Posted: Wed Apr 21, 2004 1:59 pm
by mark
outline:
<sql db=source row "select * from html">
<sql db=dest novars max=1 "select * from html where Hash=$Hash"></sql>
<if $loop eq 0><!-- not found -->
<sql db=dest "insert into html..."></sql>
<sql db=source row "select * from refs where Url=$Url">
<sql db=dest novars "insert into refs..."></sql>
</sql>
</if>
</sql>
Remove duplicates from existing database?

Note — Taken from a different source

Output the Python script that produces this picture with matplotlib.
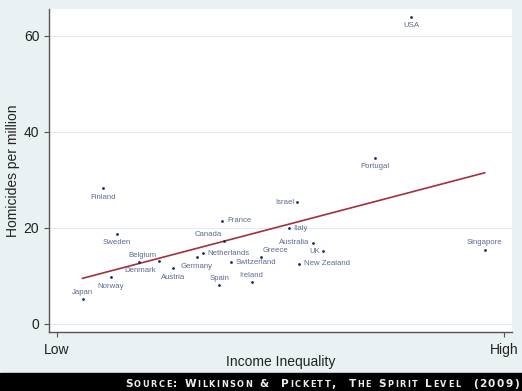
import numpy as np
import matplotlib
matplotlib.use('Agg')
import matplotlib.pyplot as plt
from matplotlib.patches import Rectangle

plt.rcParams['font.family'] = ['Liberation Sans', 'DejaVu Sans']

# income inequality index (0 = Low, 100 = High) and homicides per million
countries = ['Japan', 'Finland', 'Norway', 'Sweden', 'Denmark', 'Belgium', 'Austria',
             'Germany', 'Netherlands', 'Spain', 'France', 'Canada', 'Switzerland',
             'Ireland', 'Greece', 'Italy', 'Israel', 'New Zealand', 'Australia', 'UK',
             'Portugal', 'USA', 'Singapore']
inequality = [5.7, 10.3, 12.1, 13.4, 18.4, 22.8, 26.0,
              31.3, 32.7, 36.3, 37.0, 37.3, 38.9,
              43.6, 45.6, 52.0, 53.8, 54.1, 57.2, 59.5,
              71.1, 79.2, 95.7]
homicides = [5.3, 28.3, 9.7, 18.8, 12.85, 13.1, 11.7,
             13.9, 14.7, 8.1, 21.5, 17.3, 12.9,
             8.75, 14.0, 19.9, 25.4, 12.5, 16.9, 15.1,
             34.6, 64.0, 15.5]
xtick_labels = ['Low', 'High']
yticks = [0, 20, 40, 60]

# label placement: offset in pixels (dx, dy) and alignment
label_pos = {
    'Japan': (0, 6, 'center'), 'Finland': (0, -9, 'center'), 'Norway': (0, -9.4, 'center'),
    'Sweden': (0, -8.6, 'center'), 'Denmark': (0.7, -8.7, 'center'),
    'Belgium': (-17, 5.3, 'center'), 'Austria': (0, -9.3, 'center'),
    'Germany': (0, -9.4, 'center'), 'Netherlands': (4, 0, 'left'),
    'Spain': (0, 6.3, 'center'), 'France': (4.7, 0, 'left'), 'Canada': (-15, 6.3, 'center'),
    'Switzerland': (4.3, 0, 'left'), 'Ireland': (-0.7, 6, 'center'),
    'Greece': (2, 6, 'left'), 'Italy': (3.4, 0, 'left'), 'Israel': (-3.3, 0, 'right'),
    'New Zealand': (4.7, 0, 'left'), 'Australia': (-3.7, 0, 'right'), 'UK': (-3, 0, 'right'),
    'Portugal': (0, -8.7, 'center'), 'USA': (0, -9, 'center'), 'Singapore': (0, 6.7, 'center'),
}

W, H = 522, 391
fig = plt.figure(figsize=(W / 100, H / 100), dpi=100)
fig.patch.set_facecolor('#eaf1f3')

ax = fig.add_axes([49 / W, 1 - 332 / H, (512 - 49) / W, (332 - 9) / H])
ax.set_facecolor('white')
ax.set_xlim(-1.8, 101.8)
ax.set_ylim(-1.67, 65.6)

ax.set_yticks(yticks)
ax.set_xticks([0, 100])
ax.set_xticklabels(xtick_labels)
ax.grid(axis='y', color='#e2ecf4', lw=0.8)
ax.set_axisbelow(True)
for s in ['top', 'right']:
    ax.spines[s].set_visible(False)
for s in ['left', 'bottom']:
    ax.spines[s].set_color('#555555')
    ax.spines[s].set_linewidth(1.0)
ax.tick_params(axis='y', length=3.6, width=0.8, color='#555555', pad=3.4,
               labelsize=10, labelcolor='#222222')
ax.tick_params(axis='x', length=3.6, width=0.8, color='#555555', pad=4.5,
               labelsize=10, labelcolor='#222222')
ax.set_ylabel('Homicides per million', fontsize=10, color='#222222', labelpad=2.6)
ax.set_xlabel('Income Inequality', fontsize=10, color='#222222', labelpad=-1.8)

# fitted line
x = np.array(inequality)
y = np.array(homicides)
slope, icpt = np.polyfit(x, y, 1)
xs = np.array([x.min(), x.max()])
ax.plot(xs, slope * xs + icpt, color='#a3303c', lw=1.2, zorder=2)

ax.scatter(x, y, s=4, color='#1c2a5c', zorder=3, linewidths=0)
for c, xi, yi in zip(countries, inequality, homicides):
    dx, dy, ha = label_pos[c]
    ax.annotate(c, (xi, yi), xytext=(dx * 0.72, dy * 0.72), textcoords='offset points',
                ha=ha, va='center', fontsize=5.6, color='#5c6b94', zorder=4)

# source band
fig.patches.append(Rectangle((0, 0), 1, 18.5 / H, transform=fig.transFigure,
                             color='black', zorder=0))

source = 'Source: Wilkinson &  Pickett,  The Spirit Level  (2009)'
r = fig.canvas.get_renderer()
pieces = []
for ch in source:
    if ch == ' ':
        pieces.append(None)
        continue
    size = 5.9 if ch.islower() else 7.6
    t = fig.text(0, 4 / H, ch.upper(), fontsize=size, fontweight='bold',
                 family='DejaVu Sans', color='#eeeeee', va='baseline', ha='left')
    pieces.append(t)
widths = [4.0 if t is None else t.get_window_extent(r).width for t in pieces]
track = 1.55
total = sum(widths) + track * (len(widths) - 1)
px = 519 - total
for t, w in zip(pieces, widths):
    if t is not None:
        t.set_x(px / W)
    px += w + track

fig.savefig('out.png', dpi=100, facecolor=fig.get_facecolor())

Posted: Wed Apr 21, 2004 3:43 pm
by mark
The uniq index on html(Hash) can't be done if you're respecting meta robots and haven't disabled SSc_metarobotsplaceholder in the dowalk script. Anything with meta robots noindex,follow will have a Hash of 0, so there could be multiples of 0.
Along those lines, you may also want to insert all Hashes of 0 so that parent surfing works. If you don't care about "show parents" you can skip them.

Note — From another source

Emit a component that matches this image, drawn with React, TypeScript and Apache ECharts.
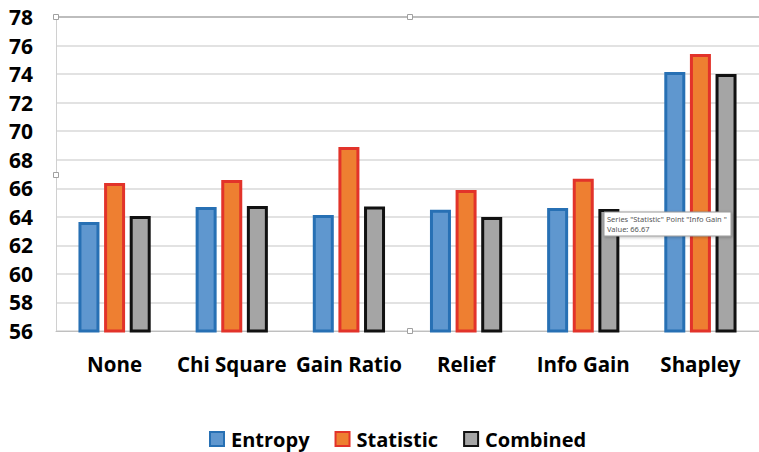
import React, { useEffect, useRef } from "react";
import * as echarts from "echarts";

const categories = ["None", "Chi Square", "Gain Ratio", "Relief", "Info Gain", "Shapley"];
const entropy = [63.63, 64.69, 64.12, 64.5, 64.62, 74.15];
const statistic = [66.37, 66.58, 68.89, 65.88, 66.67, 75.41];
const combined = [64.05, 64.76, 64.72, 63.98, 64.55, 74.0];

const FONT = "'Open Sans', 'Noto Sans', sans-serif";

export default function App() {
  const ref = useRef<HTMLDivElement>(null);

  useEffect(() => {
    if (!ref.current) return;
    const chart = echarts.init(ref.current, null, { renderer: "svg" });

    const barBase = {
      type: "bar" as const,
      barWidth: 21,
      barGap: "22%",
    };

    const handle = (x: number, y: number) => ({
      type: "rect",
      shape: { x: x - 2.5, y: y - 2.5, width: 5, height: 5 },
      style: { fill: "#fff", stroke: "#a0a0a0", lineWidth: 1 },
      z: 100,
    });

    chart.setOption({
      animation: false,
      backgroundColor: "#fff",
      grid: { left: 56, right: -8, top: 17, bottom: 121, containLabel: false },
      legend: {
        bottom: -2,
        left: 204,
        itemWidth: 14,
        itemHeight: 14,
        itemGap: 25,
        icon: "rect",
        textStyle: { fontFamily: FONT, fontWeight: "bold", fontSize: 20, color: "#000", padding: [0, 0, 0, 2] },
        data: ["Entropy", "Statistic", "Combined"],
      },
      xAxis: {
        type: "category",
        data: categories,
        axisTick: { show: false },
        axisLine: { show: true, lineStyle: { color: "#bfbfbf", width: 1 } },
        axisLabel: { fontFamily: FONT, fontWeight: "bold", fontSize: 20.5, color: "#000", margin: 22, interval: 0 },
      },
      yAxis: {
        type: "value",
        min: 56,
        max: 78,
        interval: 2,
        axisLine: { show: true, lineStyle: { color: "#d0d0d0" } },
        axisTick: { show: false },
        splitLine: { lineStyle: { color: "#d9d9d9", width: 1.5 } },
        axisLabel: { fontFamily: FONT, fontWeight: "bold", fontSize: 21, color: "#000", margin: 23 },
      },
      series: [
        {
          ...barBase,
          name: "Entropy",
          data: entropy,
          itemStyle: { color: "#5f97cf", borderColor: "#2770b4", borderWidth: 3 },
        },
        {
          ...barBase,
          name: "Statistic",
          data: statistic,
          itemStyle: { color: "#ee7f31", borderColor: "#e2332a", borderWidth: 3 },
        },
        {
          ...barBase,
          name: "Combined",
          data: combined,
          itemStyle: { color: "#a5a5a5", borderColor: "#111111", borderWidth: 3 },
        },
      ],
      graphic: [
        {
          type: "line",
          shape: { x1: 56, y1: 17, x2: 759, y2: 17 },
          style: { stroke: "#b0b0b0", lineWidth: 1.5 },
          z: 5,
        },
        handle(56, 17),
        handle(410, 17),
        handle(56, 175),
        handle(410, 331),
        {
          type: "rect",
          z: 100,
          shape: { x: 604, y: 212, width: 127, height: 24 },
          style: { fill: "#fff", stroke: "#9a9a9a", lineWidth: 1, shadowBlur: 3, shadowColor: "rgba(0,0,0,0.25)", shadowOffsetX: 1, shadowOffsetY: 1 },
        },
        {
          type: "text",
          z: 101,
          x: 607,
          y: 214,
          style: {
            text: 'Series "Statistic" Point "Info Gain "\nValue: 66.67',
            fontFamily: "'Noto Sans', sans-serif",
            fontSize: 7.5,
            lineHeight: 10,
            fill: "#555",
          },
        },
      ],
    });

    return () => chart.dispose();
  }, []);

  return <div ref={ref} style={{ width: 759, height: 452, position: "absolute", left: 0, top: 0 }} />;
}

Remove duplicates from existing database?
Posted: Wed Jun 23, 2004 12:28 pm
by jamon
This works:
<A NAME=Wh_To_Cons>
<$sourcedb=$whcatdb>
<$destdb=$consdb>
<sql db=$sourcedb row "select * from html">
<sql db=$destdb novars max=1 "select * from html where Hash=$Hash"></sql>
<if $loop eq 0 or $Hash eq 0><!-- not found -->
<sql db=$destdb "insert into html values(counter,$Hash,$Size,$Visited,$Dlsecs,$Depth,$Url,$Title,$Body,$Keywords,$Description,$Meta,$Catno)"></sql>
<sql db=$sourcedb row "select * from refs where Url=$Url">
<sql db=$destdb novars "insert into refs values($Url,$Ref)"></sql>
</sql>
</if>
</sql>
</A> <!-- end Wh_To_Cons -->
This, however (another section of the same script), does not work:
<A NAME=Wh_To_Ret>
<$sourcedb=$whcatdb>
<$destdb=$retdb>
<sql db=$sourcedb row "select * from html">
<sandr "/Consumer/" "/Retailer/" $Url>
<$TmpUrl = $ret>
<sql db=$destdb novars max=1 "select * from html where Hash=$Hash"></sql>
<if $loop eq 0 or $Hash eq 0><!-- not found -->
<sql db=$destdb "insert into html values(counter,$Hash,$Size,$Visited,$Dlsecs,$Depth,$TmpUrl,$Title,$Body,$Keywords,$Description,$Meta,$Catno)"></sql>
<sql db=$sourcedb row "select * from refs where Url=$Url">
<sandr "/Consumer/" "/Retailer/" $Ref>
<$TmpRef = $ret>
<sql db=$destdb novars "insert into refs values($TmpUrl,$TmpRef)"></sql>
</sql>
</if>
</sql>
</A> <!-- end Wh_To_Ret -->
I know that as soon as I post it, I'll probably see the error, but right now, I don't see it.
In the second example, the pages are not being copied from one DB to the other.
Remove duplicates from existing database?
Posted: Wed Jun 23, 2004 12:30 pm
by jamon
I bet I need "where Url=$TmpUrl" (instead of Url=$Url) just before the sandr for the TmpRef.
Trying that...
Remove duplicates from existing database?
Posted: Wed Jun 23, 2004 12:33 pm
by jamon
No, that doesn't make sense. I need the Refs from the source database, where the Url is still $Url, not $TmpUrl.
Has the value of $Url been lost with the intermediate queries?
Remove duplicates from existing database?
Posted: Wed Jun 23, 2004 1:17 pm
by mark
Use novars on your insert statements so your original fields don't get overwritten by your inserted fields.